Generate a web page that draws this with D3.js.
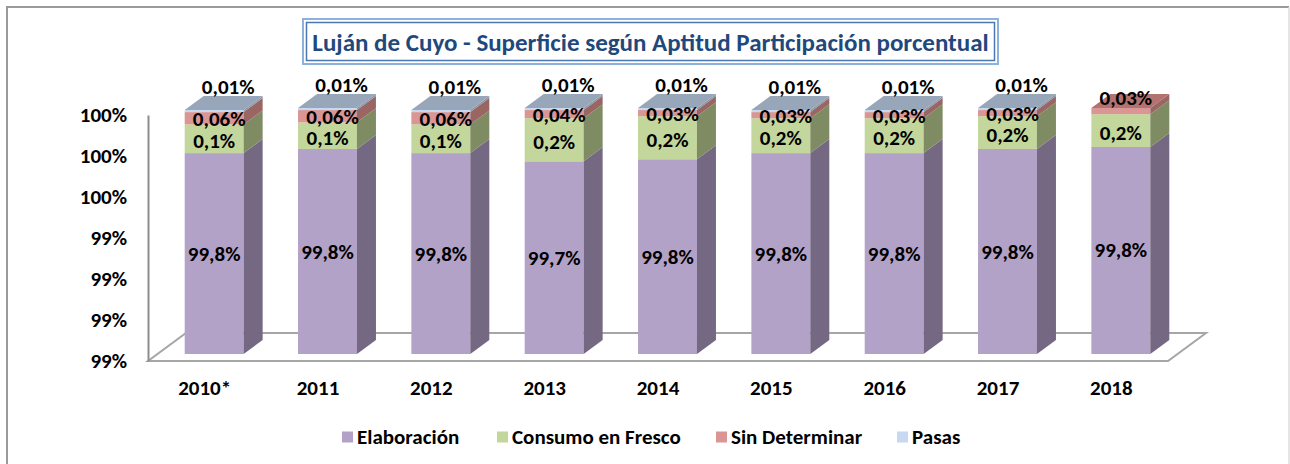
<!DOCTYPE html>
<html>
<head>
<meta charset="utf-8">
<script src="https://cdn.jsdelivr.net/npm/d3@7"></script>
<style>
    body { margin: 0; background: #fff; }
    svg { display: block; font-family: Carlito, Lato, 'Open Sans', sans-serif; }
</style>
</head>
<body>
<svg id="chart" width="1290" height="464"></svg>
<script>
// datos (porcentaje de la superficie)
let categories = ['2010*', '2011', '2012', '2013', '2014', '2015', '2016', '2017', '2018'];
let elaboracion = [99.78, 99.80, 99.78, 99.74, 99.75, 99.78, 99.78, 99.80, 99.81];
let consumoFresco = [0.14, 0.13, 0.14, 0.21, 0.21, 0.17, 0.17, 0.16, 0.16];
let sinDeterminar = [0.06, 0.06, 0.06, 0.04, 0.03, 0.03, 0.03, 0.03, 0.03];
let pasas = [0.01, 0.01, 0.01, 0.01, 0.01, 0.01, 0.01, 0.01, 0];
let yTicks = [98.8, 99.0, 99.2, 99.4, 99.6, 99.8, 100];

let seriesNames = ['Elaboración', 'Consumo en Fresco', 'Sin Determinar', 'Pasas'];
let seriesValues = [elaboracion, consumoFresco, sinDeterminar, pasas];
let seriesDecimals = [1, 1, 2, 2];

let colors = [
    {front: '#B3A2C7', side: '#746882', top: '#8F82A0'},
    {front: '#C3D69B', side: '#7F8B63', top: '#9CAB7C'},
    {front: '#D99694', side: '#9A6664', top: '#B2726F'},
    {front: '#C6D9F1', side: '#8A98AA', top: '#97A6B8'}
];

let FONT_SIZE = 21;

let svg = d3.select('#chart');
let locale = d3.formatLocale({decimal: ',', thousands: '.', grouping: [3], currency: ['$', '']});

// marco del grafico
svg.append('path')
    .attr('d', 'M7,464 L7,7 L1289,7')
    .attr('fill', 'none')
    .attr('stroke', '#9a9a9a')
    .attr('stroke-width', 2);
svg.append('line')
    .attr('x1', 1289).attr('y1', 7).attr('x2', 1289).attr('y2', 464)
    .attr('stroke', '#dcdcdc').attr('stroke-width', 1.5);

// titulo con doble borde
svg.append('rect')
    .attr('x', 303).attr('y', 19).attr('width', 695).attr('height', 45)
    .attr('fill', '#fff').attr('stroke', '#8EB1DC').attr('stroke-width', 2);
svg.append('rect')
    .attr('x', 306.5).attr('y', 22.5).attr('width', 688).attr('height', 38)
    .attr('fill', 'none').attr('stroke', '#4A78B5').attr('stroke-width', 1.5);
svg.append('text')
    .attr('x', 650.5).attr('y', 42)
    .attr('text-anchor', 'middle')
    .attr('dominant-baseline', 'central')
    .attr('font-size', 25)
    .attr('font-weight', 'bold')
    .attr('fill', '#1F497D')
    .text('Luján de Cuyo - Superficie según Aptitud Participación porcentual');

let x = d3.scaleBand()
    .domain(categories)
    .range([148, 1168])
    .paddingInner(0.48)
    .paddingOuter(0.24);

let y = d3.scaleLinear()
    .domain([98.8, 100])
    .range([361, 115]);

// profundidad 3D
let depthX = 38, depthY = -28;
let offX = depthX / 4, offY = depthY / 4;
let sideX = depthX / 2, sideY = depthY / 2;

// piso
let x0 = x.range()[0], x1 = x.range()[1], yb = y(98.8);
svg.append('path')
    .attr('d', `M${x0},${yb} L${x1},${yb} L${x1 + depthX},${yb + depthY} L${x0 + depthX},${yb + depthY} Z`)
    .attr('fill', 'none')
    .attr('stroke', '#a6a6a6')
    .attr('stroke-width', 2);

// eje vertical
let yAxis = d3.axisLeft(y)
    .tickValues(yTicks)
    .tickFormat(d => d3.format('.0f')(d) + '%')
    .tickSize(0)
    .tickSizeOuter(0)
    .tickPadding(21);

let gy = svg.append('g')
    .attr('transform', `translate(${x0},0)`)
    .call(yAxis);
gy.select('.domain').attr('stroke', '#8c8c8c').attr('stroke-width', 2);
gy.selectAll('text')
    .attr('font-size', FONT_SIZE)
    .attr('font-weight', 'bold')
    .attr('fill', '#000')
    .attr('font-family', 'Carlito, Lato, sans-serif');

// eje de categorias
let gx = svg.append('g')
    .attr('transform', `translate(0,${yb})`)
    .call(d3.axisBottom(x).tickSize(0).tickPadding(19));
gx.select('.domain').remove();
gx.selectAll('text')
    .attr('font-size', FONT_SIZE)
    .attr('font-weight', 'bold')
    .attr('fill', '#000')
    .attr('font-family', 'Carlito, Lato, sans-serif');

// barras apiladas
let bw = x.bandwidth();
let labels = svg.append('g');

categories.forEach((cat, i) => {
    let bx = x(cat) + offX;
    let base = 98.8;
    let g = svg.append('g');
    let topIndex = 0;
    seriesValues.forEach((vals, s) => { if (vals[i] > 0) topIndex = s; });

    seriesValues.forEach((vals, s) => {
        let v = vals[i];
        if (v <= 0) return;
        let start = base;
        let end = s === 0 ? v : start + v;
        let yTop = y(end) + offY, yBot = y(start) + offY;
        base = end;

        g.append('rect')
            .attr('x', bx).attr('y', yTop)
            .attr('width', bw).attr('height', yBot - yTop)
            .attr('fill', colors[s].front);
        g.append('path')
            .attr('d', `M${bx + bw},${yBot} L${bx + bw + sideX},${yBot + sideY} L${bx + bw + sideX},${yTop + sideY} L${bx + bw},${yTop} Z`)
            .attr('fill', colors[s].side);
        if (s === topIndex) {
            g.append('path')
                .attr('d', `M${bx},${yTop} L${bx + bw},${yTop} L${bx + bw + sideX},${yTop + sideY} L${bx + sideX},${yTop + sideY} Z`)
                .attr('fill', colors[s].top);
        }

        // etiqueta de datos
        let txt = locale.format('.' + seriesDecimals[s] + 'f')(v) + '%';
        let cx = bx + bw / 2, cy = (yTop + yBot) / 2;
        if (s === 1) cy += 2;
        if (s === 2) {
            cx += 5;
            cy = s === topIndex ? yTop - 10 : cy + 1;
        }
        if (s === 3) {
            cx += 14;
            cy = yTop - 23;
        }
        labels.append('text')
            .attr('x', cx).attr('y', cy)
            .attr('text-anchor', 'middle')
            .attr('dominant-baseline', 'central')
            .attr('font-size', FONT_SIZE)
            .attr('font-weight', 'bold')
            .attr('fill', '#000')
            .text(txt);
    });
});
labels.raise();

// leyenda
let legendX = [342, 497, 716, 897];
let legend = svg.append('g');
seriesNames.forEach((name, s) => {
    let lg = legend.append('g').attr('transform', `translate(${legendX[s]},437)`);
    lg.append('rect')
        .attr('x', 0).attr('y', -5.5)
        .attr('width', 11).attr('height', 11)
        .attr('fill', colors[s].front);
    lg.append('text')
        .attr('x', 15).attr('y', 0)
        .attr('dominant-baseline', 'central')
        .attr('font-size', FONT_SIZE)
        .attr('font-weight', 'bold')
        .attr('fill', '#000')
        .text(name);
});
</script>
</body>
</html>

=== CHALLENGE ===
Exclude the pictures. Write out the remaining data exactly.

=== OUTPUT BELOW ===
Generate a web page that draws this with D3.js.
<!DOCTYPE html>
<html>
<head>
<meta charset="utf-8">
<script src="https://cdn.jsdelivr.net/npm/d3@7"></script>
<style>
    body { margin: 0; background: #fff; }
    svg { display: block; font-family: Carlito, Lato, 'Open Sans', sans-serif; }
</style>
</head>
<body>
<svg id="chart" width="1290" height="464"></svg>
<script>
// datos (porcentaje de la superficie)
let categories = ['2010*', '2011', '2012', '2013', '2014', '2015', '2016', '2017', '2018'];
let elaboracion = [99.78, 99.80, 99.78, 99.74, 99.75, 99.78, 99.78, 99.80, 99.81];
let consumoFresco = [0.14, 0.13, 0.14, 0.21, 0.21, 0.17, 0.17, 0.16, 0.16];
let sinDeterminar = [0.06, 0.06, 0.06, 0.04, 0.03, 0.03, 0.03, 0.03, 0.03];
let pasas = [0.01, 0.01, 0.01, 0.01, 0.01, 0.01, 0.01, 0.01, 0];
let yTicks = [98.8, 99.0, 99.2, 99.4, 99.6, 99.8, 100];

let seriesNames = ['Elaboración', 'Consumo en Fresco', 'Sin Determinar', 'Pasas'];
let seriesValues = [elaboracion, consumoFresco, sinDeterminar, pasas];
let seriesDecimals = [1, 1, 2, 2];

let colors = [
    {front: '#B3A2C7', side: '#746882', top: '#8F82A0'},
    {front: '#C3D69B', side: '#7F8B63', top: '#9CAB7C'},
    {front: '#D99694', side: '#9A6664', top: '#B2726F'},
    {front: '#C6D9F1', side: '#8A98AA', top: '#97A6B8'}
];

let FONT_SIZE = 21;

let svg = d3.select('#chart');
let locale = d3.formatLocale({decimal: ',', thousands: '.', grouping: [3], currency: ['$', '']});

// marco del grafico
svg.append('path')
    .attr('d', 'M7,464 L7,7 L1289,7')
    .attr('fill', 'none')
    .attr('stroke', '#9a9a9a')
    .attr('stroke-width', 2);
svg.append('line')
    .attr('x1', 1289).attr('y1', 7).attr('x2', 1289).attr('y2', 464)
    .attr('stroke', '#dcdcdc').attr('stroke-width', 1.5);

// titulo con doble borde
svg.append('rect')
    .attr('x', 303).attr('y', 19).attr('width', 695).attr('height', 45)
    .attr('fill', '#fff').attr('stroke', '#8EB1DC').attr('stroke-width', 2);
svg.append('rect')
    .attr('x', 306.5).attr('y', 22.5).attr('width', 688).attr('height', 38)
    .attr('fill', 'none').attr('stroke', '#4A78B5').attr('stroke-width', 1.5);
svg.append('text')
    .attr('x', 650.5).attr('y', 42)
    .attr('text-anchor', 'middle')
    .attr('dominant-baseline', 'central')
    .attr('font-size', 25)
    .attr('font-weight', 'bold')
    .attr('fill', '#1F497D')
    .text('Luján de Cuyo - Superficie según Aptitud Participación porcentual');

let x = d3.scaleBand()
    .domain(categories)
    .range([148, 1168])
    .paddingInner(0.48)
    .paddingOuter(0.24);

let y = d3.scaleLinear()
    .domain([98.8, 100])
    .range([361, 115]);

// profundidad 3D
let depthX = 38, depthY = -28;
let offX = depthX / 4, offY = depthY / 4;
let sideX = depthX / 2, sideY = depthY / 2;

// piso
let x0 = x.range()[0], x1 = x.range()[1], yb = y(98.8);
svg.append('path')
    .attr('d', `M${x0},${yb} L${x1},${yb} L${x1 + depthX},${yb + depthY} L${x0 + depthX},${yb + depthY} Z`)
    .attr('fill', 'none')
    .attr('stroke', '#a6a6a6')
    .attr('stroke-width', 2);

// eje vertical
let yAxis = d3.axisLeft(y)
    .tickValues(yTicks)
    .tickFormat(d => d3.format('.0f')(d) + '%')
    .tickSize(0)
    .tickSizeOuter(0)
    .tickPadding(21);

let gy = svg.append('g')
    .attr('transform', `translate(${x0},0)`)
    .call(yAxis);
gy.select('.domain').attr('stroke', '#8c8c8c').attr('stroke-width', 2);
gy.selectAll('text')
    .attr('font-size', FONT_SIZE)
    .attr('font-weight', 'bold')
    .attr('fill', '#000')
    .attr('font-family', 'Carlito, Lato, sans-serif');

// eje de categorias
let gx = svg.append('g')
    .attr('transform', `translate(0,${yb})`)
    .call(d3.axisBottom(x).tickSize(0).tickPadding(19));
gx.select('.domain').remove();
gx.selectAll('text')
    .attr('font-size', FONT_SIZE)
    .attr('font-weight', 'bold')
    .attr('fill', '#000')
    .attr('font-family', 'Carlito, Lato, sans-serif');

// barras apiladas
let bw = x.bandwidth();
let labels = svg.append('g');

categories.forEach((cat, i) => {
    let bx = x(cat) + offX;
    let base = 98.8;
    let g = svg.append('g');
    let topIndex = 0;
    seriesValues.forEach((vals, s) => { if (vals[i] > 0) topIndex = s; });

    seriesValues.forEach((vals, s) => {
        let v = vals[i];
        if (v <= 0) return;
        let start = base;
        let end = s === 0 ? v : start + v;
        let yTop = y(end) + offY, yBot = y(start) + offY;
        base = end;

        g.append('rect')
            .attr('x', bx).attr('y', yTop)
            .attr('width', bw).attr('height', yBot - yTop)
            .attr('fill', colors[s].front);
        g.append('path')
            .attr('d', `M${bx + bw},${yBot} L${bx + bw + sideX},${yBot + sideY} L${bx + bw + sideX},${yTop + sideY} L${bx + bw},${yTop} Z`)
            .attr('fill', colors[s].side);
        if (s === topIndex) {
            g.append('path')
                .attr('d', `M${bx},${yTop} L${bx + bw},${yTop} L${bx + bw + sideX},${yTop + sideY} L${bx + sideX},${yTop + sideY} Z`)
                .attr('fill', colors[s].top);
        }

        // etiqueta de datos
        let txt = locale.format('.' + seriesDecimals[s] + 'f')(v) + '%';
        let cx = bx + bw / 2, cy = (yTop + yBot) / 2;
        if (s === 1) cy += 2;
        if (s === 2) {
            cx += 5;
            cy = s === topIndex ? yTop - 10 : cy + 1;
        }
        if (s === 3) {
            cx += 14;
            cy = yTop - 23;
        }
        labels.append('text')
            .attr('x', cx).attr('y', cy)
            .attr('text-anchor', 'middle')
            .attr('dominant-baseline', 'central')
            .attr('font-size', FONT_SIZE)
            .attr('font-weight', 'bold')
            .attr('fill', '#000')
            .text(txt);
    });
});
labels.raise();

// leyenda
let legendX = [342, 497, 716, 897];
let legend = svg.append('g');
seriesNames.forEach((name, s) => {
    let lg = legend.append('g').attr('transform', `translate(${legendX[s]},437)`);
    lg.append('rect')
        .attr('x', 0).attr('y', -5.5)
        .attr('width', 11).attr('height', 11)
        .attr('fill', colors[s].front);
    lg.append('text')
        .attr('x', 15).attr('y', 0)
        .attr('dominant-baseline', 'central')
        .attr('font-size', FONT_SIZE)
        .attr('font-weight', 'bold')
        .attr('fill', '#000')
        .text(name);
});
</script>
</body>
</html>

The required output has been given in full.